Из документов видно, что и в этот — “светлый” — период, взаимоотношения между странами складывались отнюдь не гладко. К примеру, аккредитованные в Москве израильские дипломаты были обвинены советскими властями в противозаконной деятельности за контакты с евреями. Сталин справедливо опасался, что пробуждение еврейского этноса от космополитической спячки приведет к краху всей его национальной политики. А потому и слушать не желал о репатриации советских евреев. Немало разочаровывали его и контакты Израиля с Западом.

В 1948—1953 годах советский посол в Тель-Авиве Павел Ершов в своих депешах в Москву сообщает о встречах с депутатами кнессета Моше Снэ и Яаковом Рифтиным, состоявшим в парламентской комиссии по иностранным делам и безопасности.

7 сентября 1950 года он отправил такое сообщение: “Рифтин уведомил меня о том, что 1 сентября состоялось заседание комиссии по иностранным делам и безопасности”. Далее следует перечень тем, обсуждавшихся на этом закрытом заседании, — позиция израильской делегации в ООН и мнение Шарета относительно алии из Советского Союза.

Чуть раньше — 14 июня — Ершов и второй секретарь советского посольства Попов встречались со Снэ. В отчете московскому начальству он сообщил: “Снэ проинформировал меня, что вчера израильское правительство уполномочило Эбана (израильский посол в Вашингтоне) подписать соглашение о дружбе и сотрудничестве с США”. Депеши относительно содержания такого рода бесед неизменно содержат политическую информацию, однако данные военно-оборонного значения в них отсутствуют. Можно ли считать передачу такого рода сведений шпионажем? Очень сомнительно. Хотя в то время заседания комиссии по иностранным делам и безопасности проводились в атмосфере секретности, и разглашение того, что там обсуждалось, было не нормой, а исключением.

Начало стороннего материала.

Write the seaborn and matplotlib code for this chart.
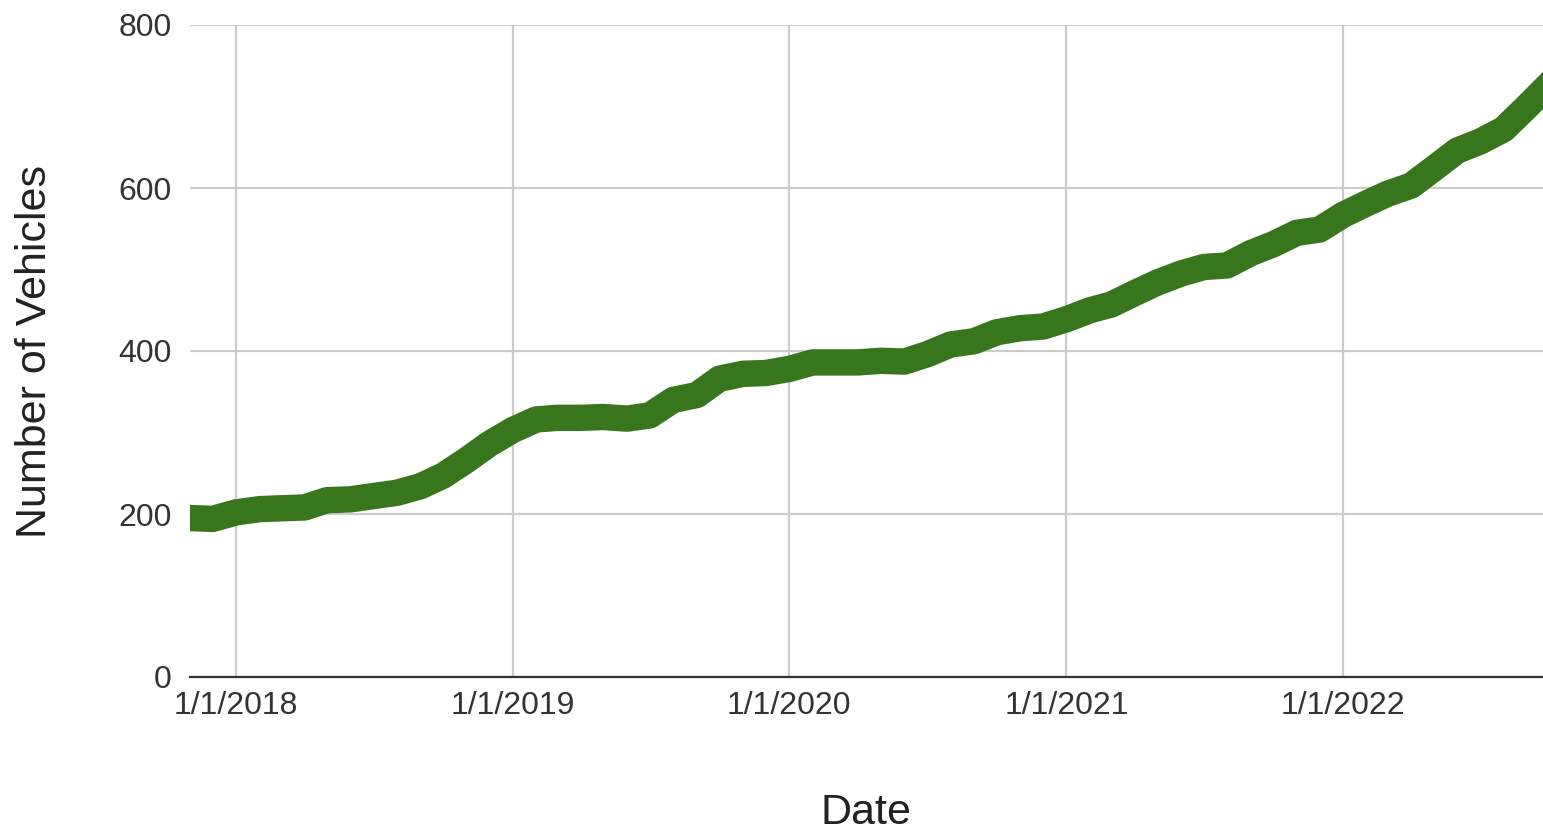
import pandas as pd
import matplotlib
matplotlib.use("Agg")
import matplotlib.pyplot as plt
import matplotlib.dates as mdates
import seaborn as sns

# monthly vehicle counts, Nov 2017 -> Oct 2022
start_month = "2017-11-01"
vehicles = [195, 194,
            202, 206, 207, 208, 217, 218, 222, 226, 234, 247, 266, 286,
            303, 316, 318, 318, 319, 317, 321, 340, 346, 366, 372, 373,
            378, 386, 386, 386, 388, 387, 396, 408, 412, 423, 428, 430,
            439, 450, 457, 471, 484, 495, 503, 505, 520, 531, 545, 549,
            567, 581, 593, 603, 624, 646, 657, 672, 700, 728]
tick_dates = ["2018-01-01", "2019-01-01", "2020-01-01", "2021-01-01", "2022-01-01"]
tick_labels = ["1/1/2018", "1/1/2019", "1/1/2020", "1/1/2021", "1/1/2022"]
y_ticks = [0, 200, 400, 600, 800]

df = pd.DataFrame({
    "Date": pd.date_range(start_month, periods=len(vehicles), freq="MS"),
    "Number of Vehicles": vehicles,
})

sns.set_style("white")
plt.rcParams["font.family"] = ["Liberation Sans", "DejaVu Sans"]

fig = plt.figure(figsize=(15.43, 8.31), dpi=100)
ax = fig.add_axes([190 / 1543, 154 / 831, 1353 / 1543, 652 / 831])

sns.lineplot(data=df, x="Date", y="Number of Vehicles", ax=ax,
             color="#38761d", linewidth=19, solid_joinstyle="round",
             solid_capstyle="projecting", zorder=3)

ax.set_xlim(pd.Timestamp("2017-11-01"), pd.Timestamp("2022-09-22"))
ax.set_ylim(0, 800)
ax.set_xticks([mdates.date2num(pd.Timestamp(d)) for d in tick_dates])
ax.set_xticklabels(tick_labels)
ax.set_yticks(y_ticks)
ax.set_yticklabels([str(v) for v in y_ticks])

ax.grid(True, color="#cccccc", linewidth=1.6)
ax.set_axisbelow(True)
for side in ["top", "right", "left"]:
    ax.spines[side].set_visible(False)
ax.spines["bottom"].set_color("#333333")
ax.spines["bottom"].set_linewidth(1.6)
ax.spines["bottom"].set_zorder(2)

ax.tick_params(axis="both", length=0, labelsize=23, labelcolor="#333333")
ax.tick_params(axis="y", pad=13)
ax.tick_params(axis="x", pad=10)

ax.set_xlabel("Date", fontsize=31, color="#222222", labelpad=52)
ax.set_ylabel("Number of Vehicles", fontsize=31, color="#222222", labelpad=46)

fig.savefig("out.png", dpi=100)
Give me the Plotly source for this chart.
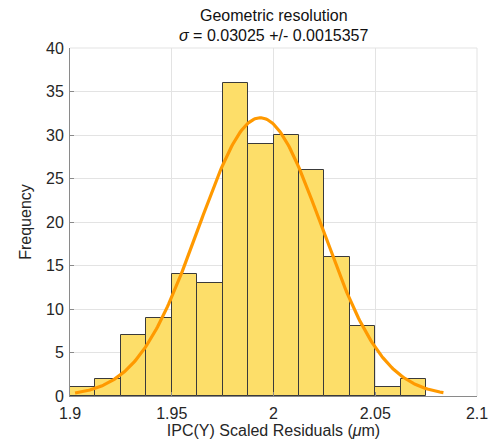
import numpy as np
import plotly.graph_objects as go

# Histogram of scaled residuals (bin edges 1.9 .. 2.075, width 0.0125)
bin_start = 1.9
bin_width = 0.0125
counts = [1, 2, 7, 9, 14, 13, 36, 29, 30, 26, 16, 8, 1, 2]

# Gaussian fit parameters
fit_mean = 1.9935
fit_sigma = 0.03025
fit_sigma_err = 0.0015357
fit_range = [1.9025, 2.0835]

x_ticks = [1.9, 1.95, 2.0, 2.05, 2.1]
x_tick_text = ["1.9", "1.95", "2", "2.05", "2.1"]
y_ticks = [0, 5, 10, 15, 20, 25, 30, 35, 40]

centers = [bin_start + (i + 0.5) * bin_width for i in range(len(counts))]
n_total = sum(counts)

xf = np.linspace(fit_range[0], fit_range[1], 300)
yf = n_total * bin_width / (fit_sigma * np.sqrt(2 * np.pi)) * np.exp(
    -0.5 * ((xf - fit_mean) / fit_sigma) ** 2)

font_family = "Liberation Sans, Arial, Helvetica, sans-serif"
grid_col = "#e3e3e3"
axis_col = "#8a8a8a"

fig = go.Figure()
fig.add_trace(go.Bar(
    x=centers, y=counts, width=bin_width,
    marker=dict(color="#FDDE69", line=dict(color="#3a3a3a", width=1)),
    hoverinfo="x+y",
))
fig.add_trace(go.Scatter(
    x=xf, y=yf, mode="lines",
    line=dict(color="#FF9900", width=3.2),
))

fig.update_layout(
    width=500, height=447,
    margin=dict(l=70, r=21, t=48, b=48),
    paper_bgcolor="white", plot_bgcolor="white",
    showlegend=False,
    bargap=0,
    font=dict(family=font_family, color="#262626", size=16),
    xaxis=dict(
        range=[1.9, 2.1], tickvals=x_ticks, ticktext=x_tick_text,
        showgrid=True, gridcolor=grid_col, gridwidth=1,
        zeroline=False,
        showline=True, linecolor=axis_col, linewidth=1, mirror=False,
        ticks="inside", ticklen=4, tickcolor=axis_col,
        ticklabelstandoff=3,
        tickfont=dict(size=16),
        title=dict(text="IPC(Y) Scaled Residuals (<i>μ</i>m)", font=dict(size=16), standoff=2),
    ),
    yaxis=dict(
        range=[0, 40], tickvals=y_ticks,
        showgrid=True, gridcolor=grid_col, gridwidth=1,
        zeroline=False,
        showline=True, linecolor=axis_col, linewidth=1,
        ticks="inside", ticklen=4, tickcolor=axis_col,
        ticklabelstandoff=2,
        tickfont=dict(size=16),
        title=dict(text="Frequency", font=dict(size=16), standoff=10),
    ),
)

# two-line title, centred over the plot area
title_lines = ["Geometric resolution",
               f"<i>σ</i> = {fit_sigma} +/- {fit_sigma_err}"]
for i, line in enumerate(title_lines):
    fig.add_annotation(
        text=line, xref="paper", yref="paper",
        x=0.5, y=1 + (48 - 15 - 20 * i) / (447 - 96),
        xanchor="center", yanchor="middle", showarrow=False,
        font=dict(size=16, color="#111111"),
    )

# light frame on the top and right edges
fig.add_shape(type="line", xref="paper", yref="paper", x0=0, x1=1, y0=1, y1=1,
              line=dict(color=grid_col, width=1))
fig.add_shape(type="line", xref="paper", yref="paper", x0=1, x1=1, y0=0, y1=1,
              line=dict(color=grid_col, width=1))

fig.write_html("out.html")
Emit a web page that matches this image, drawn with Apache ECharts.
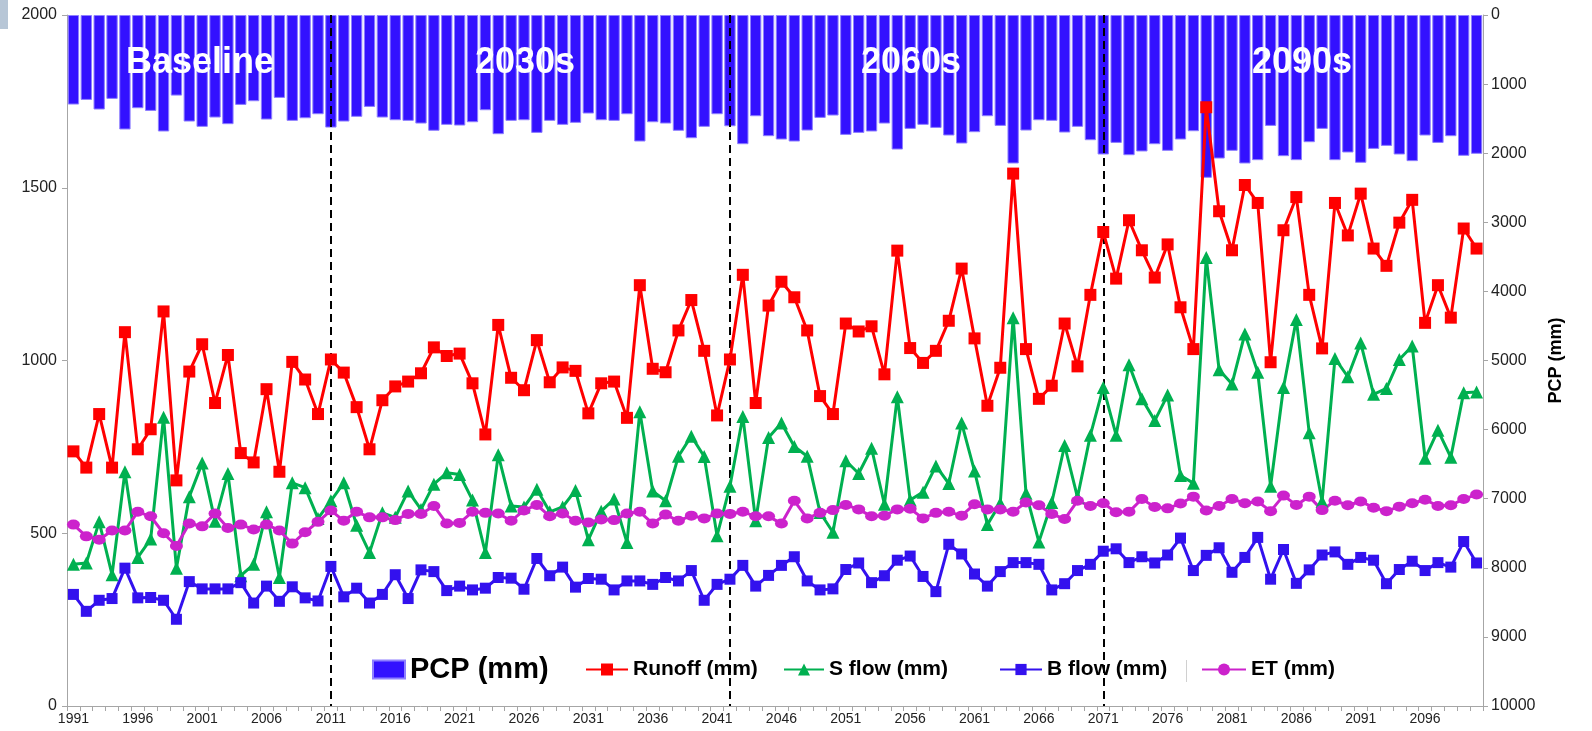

Однако израильские собеседники советских дипломатов искренне верили, что отстаивают национальные интересы, а посему намеки бывшего начальства Мосада Хареля на то, что Рифтин и Снэ были советскими шпионами, на мой взгляд, лишены оснований.

* * *

Но все же каждому из нас не мешает иметь в виду, что тайное рано или поздно становится явным.